DETAIL:  Key (ref, name, type)=(, Directorate-general Development Cooperation and Humanitarian Aid, 10) already exists.
 'INSERT INTO organisation (ref, name, type) VALUES (%(ref)s, %(name)s, %(type)s) RETURNING organisation.id' {'ref': u'', 'type': u'10', 'name': u'Directorate-general Development Cooperation and Humanitarian Aid'}
Traceback (most recent call last):
  File "/IATI-Datastore/env/lib/python2.7/site-packages/rq/worker.py", line 411, in perform_job
    rv = job.perform()
  File "/IATI-Datastore/env/lib/python2.7/site-packages/rq/job.py", line 343, in perform
    self._result = self.func(*self.args, **self.kwargs)
  File "/IATI-Datastore/iati_datastore/iatilib/crawler.py", line 297, in update_activities
    parse_resource(resource)
  File "/IATI-Datastore/iati_datastore/iatilib/crawler.py", line 250, in parse_resource
    parse_activity(new_identifiers, old_xml, resource)
  File "/IATI-Datastore/iati_datastore/iatilib/crawler.py", line 232, in parse_activity
    db.session.flush()
  File "/IATI-Datastore/env/lib/python2.7/site-packages/sqlalchemy/orm/scoping.py", line 149, in do
    return getattr(self.registry(), name)(*args, **kwargs)
  File "/IATI-Datastore/env/lib/python2.7/site-packages/sqlalchemy/orm/session.py", line 1814, in flush
    self._flush(objects)
  File "/IATI-Datastore/env/lib/python2.7/site-packages/sqlalchemy/orm/session.py", line 1896, in _flush
    flush_context.execute()
  File "/IATI-Datastore/env/lib/python2.7/site-packages/sqlalchemy/orm/unitofwork.py", line 372, in execute
    rec.execute(self)
  File "/IATI-Datastore/env/lib/python2.7/site-packages/sqlalchemy/orm/unitofwork.py", line 525, in execute
    uow
  File "/IATI-Datastore/env/lib/python2.7/site-packages/sqlalchemy/orm/persistence.py", line 63, in save_obj
    table, insert)
  File "/IATI-Datastore/env/lib/python2.7/site-packages/sqlalchemy/orm/persistence.py", line 565, in _emit_insert_statements
    execute(statement, params)
  File "/IATI-Datastore/env/lib/python2.7/site-packages/sqlalchemy/engine/base.py", line 664, in execute
    params)
  File "/IATI-Datastore/env/lib/python2.7/site-packages/sqlalchemy/engine/base.py", line 764, in _execute_clauseelement
    compiled_sql, distilled_params
  File "/IATI-Datastore/env/lib/python2.7/site-packages/sqlalchemy/engine/base.py", line 878, in _execute_context
    context)
  File "/IATI-Datastore/env/lib/python2.7/site-packages/sqlalchemy/engine/base.py", line 871, in _execute_context
    context)
  File "/IATI-Datastore/env/lib/python2.7/site-packages/sqlalchemy/engine/default.py", line 320, in do_execute
    cursor.execute(statement, parameters)

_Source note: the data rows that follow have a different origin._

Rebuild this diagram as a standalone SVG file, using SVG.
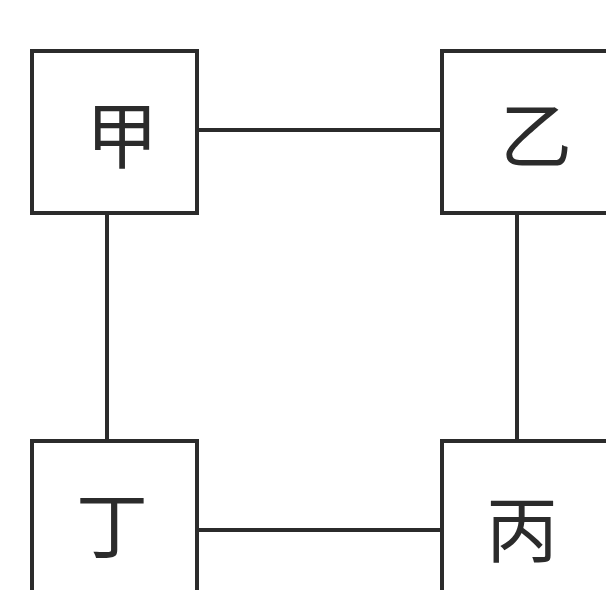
<svg xmlns="http://www.w3.org/2000/svg" width="606" height="590" viewBox="0 0 606 590">
<style>
.box{fill:#fff;stroke:#2b2b2b;stroke-width:4}
.edge{stroke:#2b2b2b;stroke-width:4;fill:none}
.lbl{font-family:"Noto Sans CJK SC","Noto Sans CJK JP",sans-serif;font-size:72px;font-weight:400;fill:#2b2b2b;text-anchor:middle;dominant-baseline:central}
</style>
<rect width="606" height="590" fill="#fff"/>
<g id="connectors">
<line class="edge" x1="197" y1="130" x2="442" y2="130"/>
<line class="edge" x1="197" y1="530" x2="442" y2="530"/>
<line class="edge" x1="107" y1="213" x2="107" y2="440"/>
<line class="edge" x1="517" y1="213" x2="517" y2="440"/>
</g>
<g id="jia"><rect class="box" x="32" y="51" width="165" height="162"/><text class="lbl" x="122" y="130">甲</text></g>
<g id="yi"><rect class="box" x="442" y="51" width="168" height="162"/><text class="lbl" x="536" y="130">乙</text></g>
<g id="ding"><rect class="box" x="32" y="441" width="165" height="160"/><text class="lbl" x="112" y="520">丁</text></g>
<g id="bing"><rect class="box" x="442" y="441" width="168" height="160"/><text class="lbl" x="522" y="524">丙</text></g>
</svg>
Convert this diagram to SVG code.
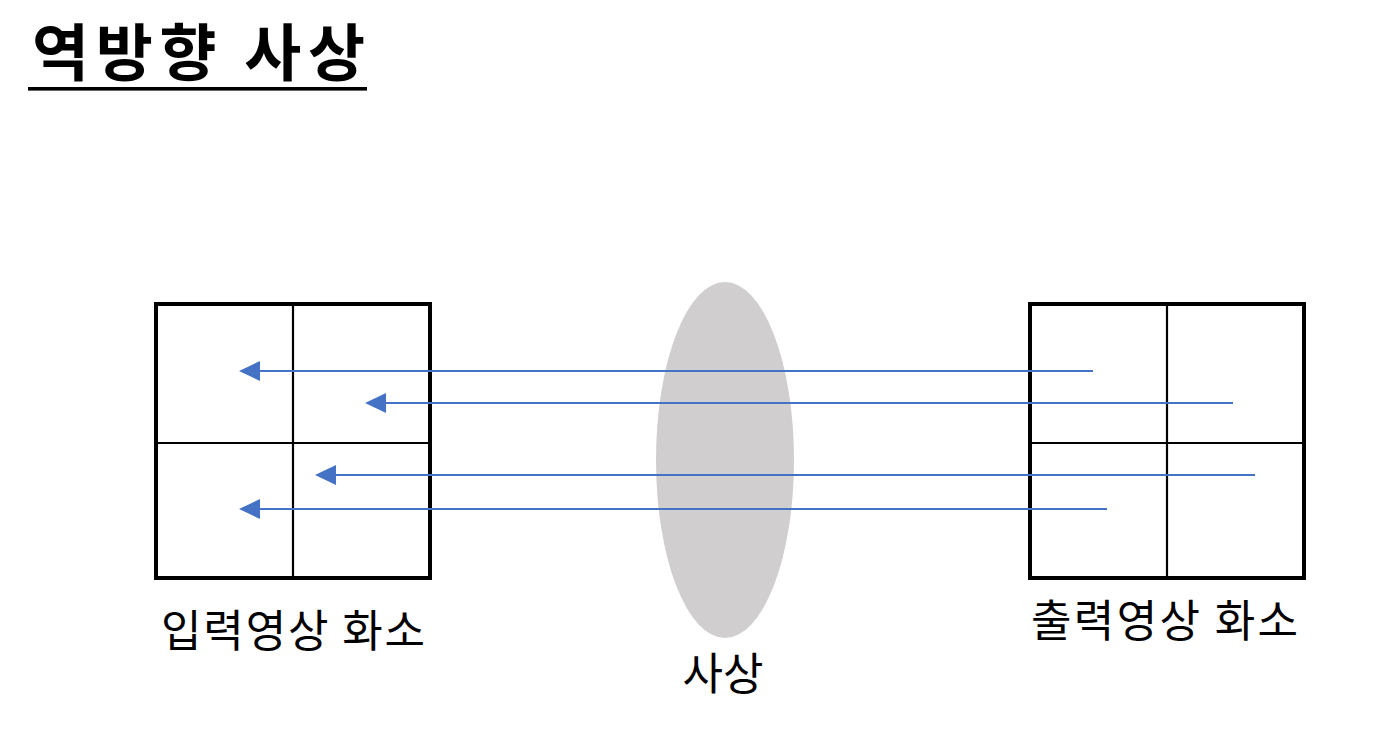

IntegrityError: (IntegrityError) duplicate key value violates unique constraint "organisation_ref_name_type_key"
DETAIL:  Key (ref, name, type)=(, Directorate-general Development Cooperation and Humanitarian Aid, 10) already exists.
 'INSERT INTO organisation (ref, name, type) VALUES (%(ref)s, %(name)s, %(type)s) RETURNING organisation.id' {'ref': u'', 'type': u'10', 'name': u'Directorate-general Development Cooperation and Humanitarian Aid'}

Running max one worker sucks – it would be great to fix this one.